* START Supplied data *

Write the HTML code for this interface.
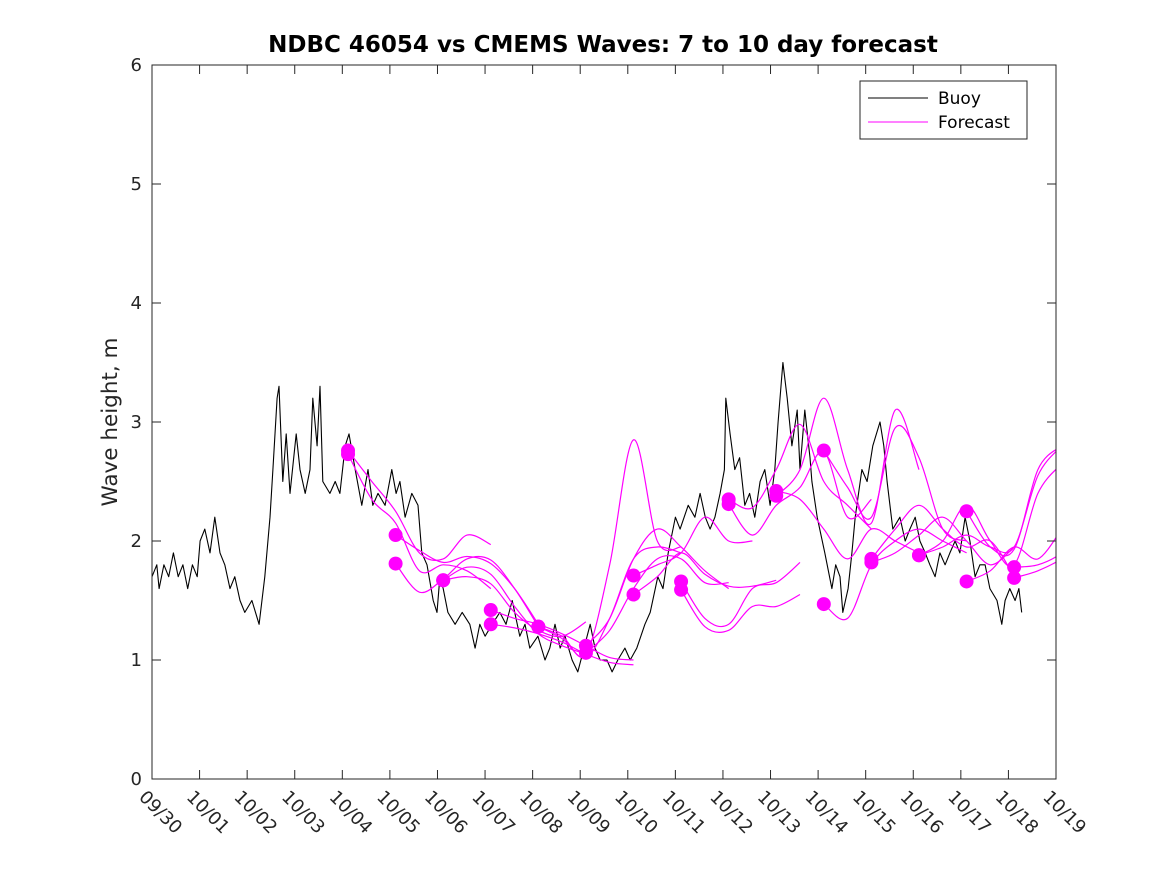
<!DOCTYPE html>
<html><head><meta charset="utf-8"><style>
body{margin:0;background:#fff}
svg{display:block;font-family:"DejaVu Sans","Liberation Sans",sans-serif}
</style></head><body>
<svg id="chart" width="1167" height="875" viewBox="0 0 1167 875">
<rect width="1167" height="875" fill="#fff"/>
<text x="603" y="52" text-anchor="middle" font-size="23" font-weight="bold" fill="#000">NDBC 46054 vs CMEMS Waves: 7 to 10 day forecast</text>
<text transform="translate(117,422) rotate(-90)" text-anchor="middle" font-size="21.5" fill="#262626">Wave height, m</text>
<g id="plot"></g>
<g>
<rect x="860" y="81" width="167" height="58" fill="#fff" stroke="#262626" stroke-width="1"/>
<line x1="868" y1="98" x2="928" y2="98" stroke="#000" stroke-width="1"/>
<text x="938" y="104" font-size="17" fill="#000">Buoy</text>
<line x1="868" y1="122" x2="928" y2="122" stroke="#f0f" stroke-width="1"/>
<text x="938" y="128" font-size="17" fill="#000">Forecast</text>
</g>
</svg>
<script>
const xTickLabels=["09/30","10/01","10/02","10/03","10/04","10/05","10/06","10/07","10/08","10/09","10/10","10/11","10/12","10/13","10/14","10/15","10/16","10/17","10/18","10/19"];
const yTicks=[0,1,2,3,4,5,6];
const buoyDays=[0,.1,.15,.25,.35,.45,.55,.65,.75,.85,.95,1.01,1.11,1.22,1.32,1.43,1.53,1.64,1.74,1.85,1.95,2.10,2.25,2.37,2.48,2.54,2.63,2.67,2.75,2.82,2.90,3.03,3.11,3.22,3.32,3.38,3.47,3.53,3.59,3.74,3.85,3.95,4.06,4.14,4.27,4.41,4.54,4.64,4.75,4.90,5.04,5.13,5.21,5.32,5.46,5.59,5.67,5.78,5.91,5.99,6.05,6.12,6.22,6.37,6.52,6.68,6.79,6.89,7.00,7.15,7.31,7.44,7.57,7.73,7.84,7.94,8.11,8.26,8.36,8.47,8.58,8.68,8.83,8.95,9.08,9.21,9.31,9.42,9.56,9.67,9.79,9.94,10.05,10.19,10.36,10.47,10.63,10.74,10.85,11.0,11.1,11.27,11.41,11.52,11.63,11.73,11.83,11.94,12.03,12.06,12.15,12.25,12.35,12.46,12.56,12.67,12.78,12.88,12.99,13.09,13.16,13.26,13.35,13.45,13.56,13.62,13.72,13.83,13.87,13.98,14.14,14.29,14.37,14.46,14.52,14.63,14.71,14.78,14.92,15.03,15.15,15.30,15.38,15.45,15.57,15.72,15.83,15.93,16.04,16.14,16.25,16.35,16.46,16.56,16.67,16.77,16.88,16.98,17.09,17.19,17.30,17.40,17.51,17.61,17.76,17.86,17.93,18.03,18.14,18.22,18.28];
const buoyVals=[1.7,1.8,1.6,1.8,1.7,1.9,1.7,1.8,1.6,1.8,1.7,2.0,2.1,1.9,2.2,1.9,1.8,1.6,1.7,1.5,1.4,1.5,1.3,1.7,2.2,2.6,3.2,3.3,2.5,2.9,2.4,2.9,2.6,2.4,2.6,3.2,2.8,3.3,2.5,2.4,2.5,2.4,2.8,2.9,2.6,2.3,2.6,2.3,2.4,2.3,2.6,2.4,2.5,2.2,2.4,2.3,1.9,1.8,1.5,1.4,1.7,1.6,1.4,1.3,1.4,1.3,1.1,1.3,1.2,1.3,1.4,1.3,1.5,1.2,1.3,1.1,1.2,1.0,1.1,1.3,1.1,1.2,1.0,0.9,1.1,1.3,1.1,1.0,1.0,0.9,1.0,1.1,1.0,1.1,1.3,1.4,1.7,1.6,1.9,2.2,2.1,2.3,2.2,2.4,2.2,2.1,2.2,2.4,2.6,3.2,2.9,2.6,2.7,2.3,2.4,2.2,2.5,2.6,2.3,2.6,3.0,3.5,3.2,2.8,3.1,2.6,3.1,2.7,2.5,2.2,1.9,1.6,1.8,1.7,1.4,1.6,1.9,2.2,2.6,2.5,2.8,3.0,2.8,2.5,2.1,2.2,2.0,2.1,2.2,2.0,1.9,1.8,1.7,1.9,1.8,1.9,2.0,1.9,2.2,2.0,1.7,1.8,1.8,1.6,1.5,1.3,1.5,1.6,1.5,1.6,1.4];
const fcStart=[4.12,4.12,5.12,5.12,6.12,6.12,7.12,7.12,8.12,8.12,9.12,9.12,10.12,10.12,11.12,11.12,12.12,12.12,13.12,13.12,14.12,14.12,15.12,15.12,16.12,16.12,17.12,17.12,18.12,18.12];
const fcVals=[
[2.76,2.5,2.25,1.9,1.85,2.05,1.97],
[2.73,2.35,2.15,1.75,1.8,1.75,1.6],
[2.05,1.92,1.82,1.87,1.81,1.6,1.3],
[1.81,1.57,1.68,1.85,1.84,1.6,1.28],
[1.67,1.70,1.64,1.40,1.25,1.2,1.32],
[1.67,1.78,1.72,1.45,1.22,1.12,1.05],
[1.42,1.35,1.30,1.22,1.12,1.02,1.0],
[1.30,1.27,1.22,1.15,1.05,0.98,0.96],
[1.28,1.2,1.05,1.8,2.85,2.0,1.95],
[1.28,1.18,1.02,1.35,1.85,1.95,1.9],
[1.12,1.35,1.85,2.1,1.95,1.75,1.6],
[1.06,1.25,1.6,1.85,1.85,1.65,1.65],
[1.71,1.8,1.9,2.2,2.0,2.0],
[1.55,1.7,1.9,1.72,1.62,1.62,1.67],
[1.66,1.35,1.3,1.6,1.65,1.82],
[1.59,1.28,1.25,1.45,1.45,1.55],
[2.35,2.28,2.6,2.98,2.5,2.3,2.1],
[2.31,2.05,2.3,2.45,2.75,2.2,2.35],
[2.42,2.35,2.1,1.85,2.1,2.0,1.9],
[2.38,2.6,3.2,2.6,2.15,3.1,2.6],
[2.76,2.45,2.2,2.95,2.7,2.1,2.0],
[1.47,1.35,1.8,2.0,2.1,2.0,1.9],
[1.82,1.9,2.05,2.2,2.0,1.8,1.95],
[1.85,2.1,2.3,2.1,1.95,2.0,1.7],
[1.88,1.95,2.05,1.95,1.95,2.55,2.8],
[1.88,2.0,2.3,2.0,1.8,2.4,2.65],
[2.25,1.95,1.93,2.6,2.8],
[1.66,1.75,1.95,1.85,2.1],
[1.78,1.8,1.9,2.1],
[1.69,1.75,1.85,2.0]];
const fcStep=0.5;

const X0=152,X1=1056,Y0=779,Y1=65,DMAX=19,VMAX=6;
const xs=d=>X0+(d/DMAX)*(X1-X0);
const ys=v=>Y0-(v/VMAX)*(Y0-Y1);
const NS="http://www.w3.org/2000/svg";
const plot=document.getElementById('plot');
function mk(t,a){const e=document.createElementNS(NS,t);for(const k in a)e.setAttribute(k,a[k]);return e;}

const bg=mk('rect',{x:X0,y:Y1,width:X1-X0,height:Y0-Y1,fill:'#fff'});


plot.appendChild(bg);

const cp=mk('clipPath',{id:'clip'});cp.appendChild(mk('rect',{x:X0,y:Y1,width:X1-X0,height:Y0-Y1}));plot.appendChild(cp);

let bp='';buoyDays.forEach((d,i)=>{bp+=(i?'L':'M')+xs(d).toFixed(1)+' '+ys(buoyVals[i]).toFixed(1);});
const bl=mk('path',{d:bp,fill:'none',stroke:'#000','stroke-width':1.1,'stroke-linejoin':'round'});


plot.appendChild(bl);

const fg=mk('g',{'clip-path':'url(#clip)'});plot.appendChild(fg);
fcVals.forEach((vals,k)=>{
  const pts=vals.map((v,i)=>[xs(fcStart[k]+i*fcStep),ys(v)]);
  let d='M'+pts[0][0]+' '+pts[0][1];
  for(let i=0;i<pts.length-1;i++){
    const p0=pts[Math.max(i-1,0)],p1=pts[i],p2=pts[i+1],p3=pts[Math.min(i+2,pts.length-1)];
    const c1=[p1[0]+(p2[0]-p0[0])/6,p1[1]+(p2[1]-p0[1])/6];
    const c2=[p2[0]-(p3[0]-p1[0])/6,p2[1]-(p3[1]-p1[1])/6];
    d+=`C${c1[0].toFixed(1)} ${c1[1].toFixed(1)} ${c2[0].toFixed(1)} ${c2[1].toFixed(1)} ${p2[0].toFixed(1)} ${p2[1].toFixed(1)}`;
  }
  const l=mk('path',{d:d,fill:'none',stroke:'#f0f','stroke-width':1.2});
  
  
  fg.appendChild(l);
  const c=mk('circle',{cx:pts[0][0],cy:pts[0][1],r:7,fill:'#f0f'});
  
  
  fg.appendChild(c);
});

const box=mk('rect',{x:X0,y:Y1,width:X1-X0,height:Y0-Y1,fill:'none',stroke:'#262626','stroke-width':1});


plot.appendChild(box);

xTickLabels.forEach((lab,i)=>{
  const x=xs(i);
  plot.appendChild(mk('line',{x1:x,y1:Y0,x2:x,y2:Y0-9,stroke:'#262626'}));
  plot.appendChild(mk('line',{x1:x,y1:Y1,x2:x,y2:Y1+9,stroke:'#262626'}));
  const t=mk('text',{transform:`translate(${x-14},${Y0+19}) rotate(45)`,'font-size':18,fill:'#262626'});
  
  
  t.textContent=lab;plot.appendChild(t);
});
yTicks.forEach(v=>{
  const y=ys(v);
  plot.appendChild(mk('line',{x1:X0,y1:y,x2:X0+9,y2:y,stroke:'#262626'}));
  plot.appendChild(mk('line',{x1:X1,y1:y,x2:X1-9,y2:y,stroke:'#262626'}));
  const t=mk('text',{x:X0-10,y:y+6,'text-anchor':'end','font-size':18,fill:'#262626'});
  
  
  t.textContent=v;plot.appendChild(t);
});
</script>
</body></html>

* END Supplied data *
* START Supplied data *

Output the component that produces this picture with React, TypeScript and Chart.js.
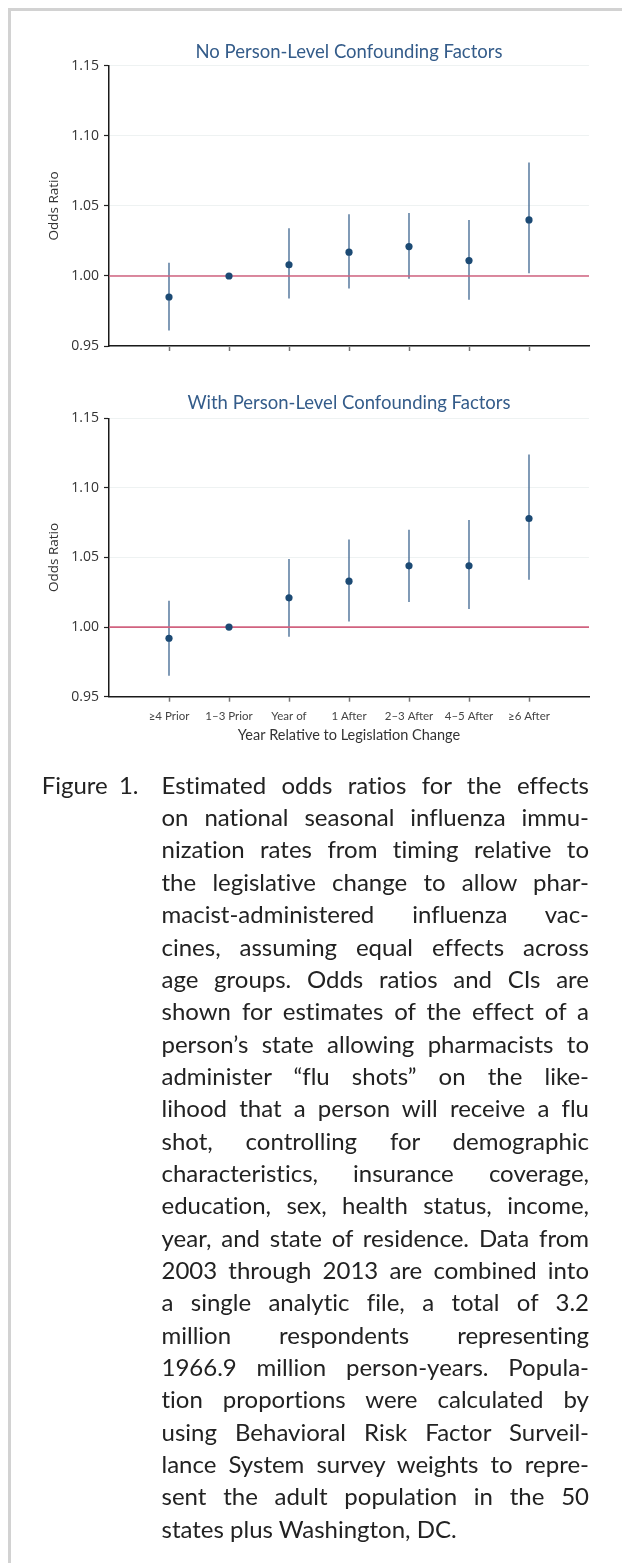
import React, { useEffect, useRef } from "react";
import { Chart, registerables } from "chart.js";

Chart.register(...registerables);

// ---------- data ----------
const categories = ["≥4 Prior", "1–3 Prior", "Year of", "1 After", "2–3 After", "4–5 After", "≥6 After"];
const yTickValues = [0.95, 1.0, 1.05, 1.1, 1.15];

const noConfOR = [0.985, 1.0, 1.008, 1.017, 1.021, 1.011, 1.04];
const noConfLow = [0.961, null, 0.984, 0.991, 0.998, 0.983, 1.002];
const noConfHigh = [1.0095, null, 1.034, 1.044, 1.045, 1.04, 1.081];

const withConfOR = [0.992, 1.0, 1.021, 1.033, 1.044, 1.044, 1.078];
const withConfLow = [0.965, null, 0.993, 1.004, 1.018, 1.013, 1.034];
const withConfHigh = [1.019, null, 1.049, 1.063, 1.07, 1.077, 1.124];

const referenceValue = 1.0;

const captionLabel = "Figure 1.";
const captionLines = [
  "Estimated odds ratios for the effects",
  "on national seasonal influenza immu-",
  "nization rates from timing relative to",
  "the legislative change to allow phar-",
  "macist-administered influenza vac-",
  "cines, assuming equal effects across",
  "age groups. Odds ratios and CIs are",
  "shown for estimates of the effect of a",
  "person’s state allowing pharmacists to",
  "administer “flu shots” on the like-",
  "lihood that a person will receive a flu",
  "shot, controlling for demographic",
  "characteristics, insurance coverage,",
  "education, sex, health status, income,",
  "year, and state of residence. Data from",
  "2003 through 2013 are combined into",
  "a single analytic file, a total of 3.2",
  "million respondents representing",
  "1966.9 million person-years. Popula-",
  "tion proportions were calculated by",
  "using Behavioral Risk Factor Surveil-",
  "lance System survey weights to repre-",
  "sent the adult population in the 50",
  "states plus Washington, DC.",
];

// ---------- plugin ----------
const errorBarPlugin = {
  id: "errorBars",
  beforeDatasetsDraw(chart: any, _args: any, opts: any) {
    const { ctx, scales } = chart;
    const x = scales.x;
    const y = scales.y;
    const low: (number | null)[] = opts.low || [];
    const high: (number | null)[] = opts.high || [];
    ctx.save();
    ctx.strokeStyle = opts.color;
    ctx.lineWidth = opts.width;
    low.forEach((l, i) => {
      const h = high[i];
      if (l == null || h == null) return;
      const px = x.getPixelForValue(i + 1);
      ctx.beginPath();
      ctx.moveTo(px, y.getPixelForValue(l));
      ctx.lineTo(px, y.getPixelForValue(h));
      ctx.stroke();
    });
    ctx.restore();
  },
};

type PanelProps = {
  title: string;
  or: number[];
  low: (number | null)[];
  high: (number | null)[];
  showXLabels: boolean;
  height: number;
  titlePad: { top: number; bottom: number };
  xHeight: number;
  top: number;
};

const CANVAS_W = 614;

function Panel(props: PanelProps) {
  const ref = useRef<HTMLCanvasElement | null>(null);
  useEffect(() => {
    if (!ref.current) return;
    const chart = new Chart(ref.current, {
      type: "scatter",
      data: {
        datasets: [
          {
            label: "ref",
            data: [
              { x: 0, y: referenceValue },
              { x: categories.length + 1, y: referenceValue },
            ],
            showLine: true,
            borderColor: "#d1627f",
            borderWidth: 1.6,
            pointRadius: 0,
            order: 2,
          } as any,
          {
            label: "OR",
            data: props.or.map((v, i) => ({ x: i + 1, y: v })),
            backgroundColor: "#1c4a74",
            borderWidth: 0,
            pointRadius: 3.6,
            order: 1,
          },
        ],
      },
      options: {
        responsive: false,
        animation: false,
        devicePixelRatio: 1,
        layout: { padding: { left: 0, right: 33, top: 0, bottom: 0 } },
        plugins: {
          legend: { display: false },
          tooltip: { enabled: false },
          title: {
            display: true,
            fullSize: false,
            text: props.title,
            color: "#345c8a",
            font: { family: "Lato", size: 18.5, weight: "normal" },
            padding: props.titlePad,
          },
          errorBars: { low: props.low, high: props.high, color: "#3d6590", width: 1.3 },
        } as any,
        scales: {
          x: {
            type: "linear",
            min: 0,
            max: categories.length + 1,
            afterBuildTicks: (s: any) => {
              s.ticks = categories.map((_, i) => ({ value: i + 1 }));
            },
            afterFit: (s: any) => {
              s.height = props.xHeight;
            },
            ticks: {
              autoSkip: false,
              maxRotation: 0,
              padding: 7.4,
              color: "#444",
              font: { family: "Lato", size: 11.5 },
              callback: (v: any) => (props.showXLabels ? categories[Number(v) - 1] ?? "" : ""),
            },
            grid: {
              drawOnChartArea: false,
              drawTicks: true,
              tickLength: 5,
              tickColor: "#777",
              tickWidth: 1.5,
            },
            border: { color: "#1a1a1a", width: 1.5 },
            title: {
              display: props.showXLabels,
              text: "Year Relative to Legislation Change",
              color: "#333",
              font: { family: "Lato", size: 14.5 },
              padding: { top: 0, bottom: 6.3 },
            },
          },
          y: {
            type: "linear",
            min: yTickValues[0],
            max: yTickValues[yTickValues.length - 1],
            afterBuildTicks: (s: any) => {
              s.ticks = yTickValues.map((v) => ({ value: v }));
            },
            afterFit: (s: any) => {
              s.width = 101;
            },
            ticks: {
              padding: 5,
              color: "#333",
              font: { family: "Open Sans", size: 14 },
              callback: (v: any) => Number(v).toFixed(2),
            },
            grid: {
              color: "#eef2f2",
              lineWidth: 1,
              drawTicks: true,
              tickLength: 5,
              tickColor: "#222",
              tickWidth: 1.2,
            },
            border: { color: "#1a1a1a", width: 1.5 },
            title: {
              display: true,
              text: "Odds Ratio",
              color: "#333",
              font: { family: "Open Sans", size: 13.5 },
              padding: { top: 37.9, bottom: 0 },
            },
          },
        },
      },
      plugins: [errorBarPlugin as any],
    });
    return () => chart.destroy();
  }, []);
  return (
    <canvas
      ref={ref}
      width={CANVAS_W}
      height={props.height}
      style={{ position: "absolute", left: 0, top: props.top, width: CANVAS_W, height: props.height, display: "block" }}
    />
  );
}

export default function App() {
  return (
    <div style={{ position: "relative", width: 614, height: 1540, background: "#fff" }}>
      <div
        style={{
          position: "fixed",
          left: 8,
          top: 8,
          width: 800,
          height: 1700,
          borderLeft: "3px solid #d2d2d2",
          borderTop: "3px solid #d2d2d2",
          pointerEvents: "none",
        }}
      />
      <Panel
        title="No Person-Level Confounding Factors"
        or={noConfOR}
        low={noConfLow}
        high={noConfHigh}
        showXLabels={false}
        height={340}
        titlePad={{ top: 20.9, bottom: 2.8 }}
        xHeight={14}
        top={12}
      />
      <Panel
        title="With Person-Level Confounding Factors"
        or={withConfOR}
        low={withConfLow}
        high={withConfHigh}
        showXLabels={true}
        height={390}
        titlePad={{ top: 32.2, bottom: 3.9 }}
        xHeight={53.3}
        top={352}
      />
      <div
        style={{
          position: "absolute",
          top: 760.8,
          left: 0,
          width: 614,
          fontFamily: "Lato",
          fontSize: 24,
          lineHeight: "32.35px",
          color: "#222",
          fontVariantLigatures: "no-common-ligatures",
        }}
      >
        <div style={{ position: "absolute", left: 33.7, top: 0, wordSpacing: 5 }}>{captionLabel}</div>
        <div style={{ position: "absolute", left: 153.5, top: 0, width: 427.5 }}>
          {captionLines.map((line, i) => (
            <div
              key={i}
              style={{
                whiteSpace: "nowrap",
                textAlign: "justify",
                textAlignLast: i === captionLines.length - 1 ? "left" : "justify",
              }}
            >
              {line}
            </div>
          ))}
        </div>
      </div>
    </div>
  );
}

* END Supplied data *

Of the lines in the data, how many hold the string "this"? State the number, nothing else.

# Full response
2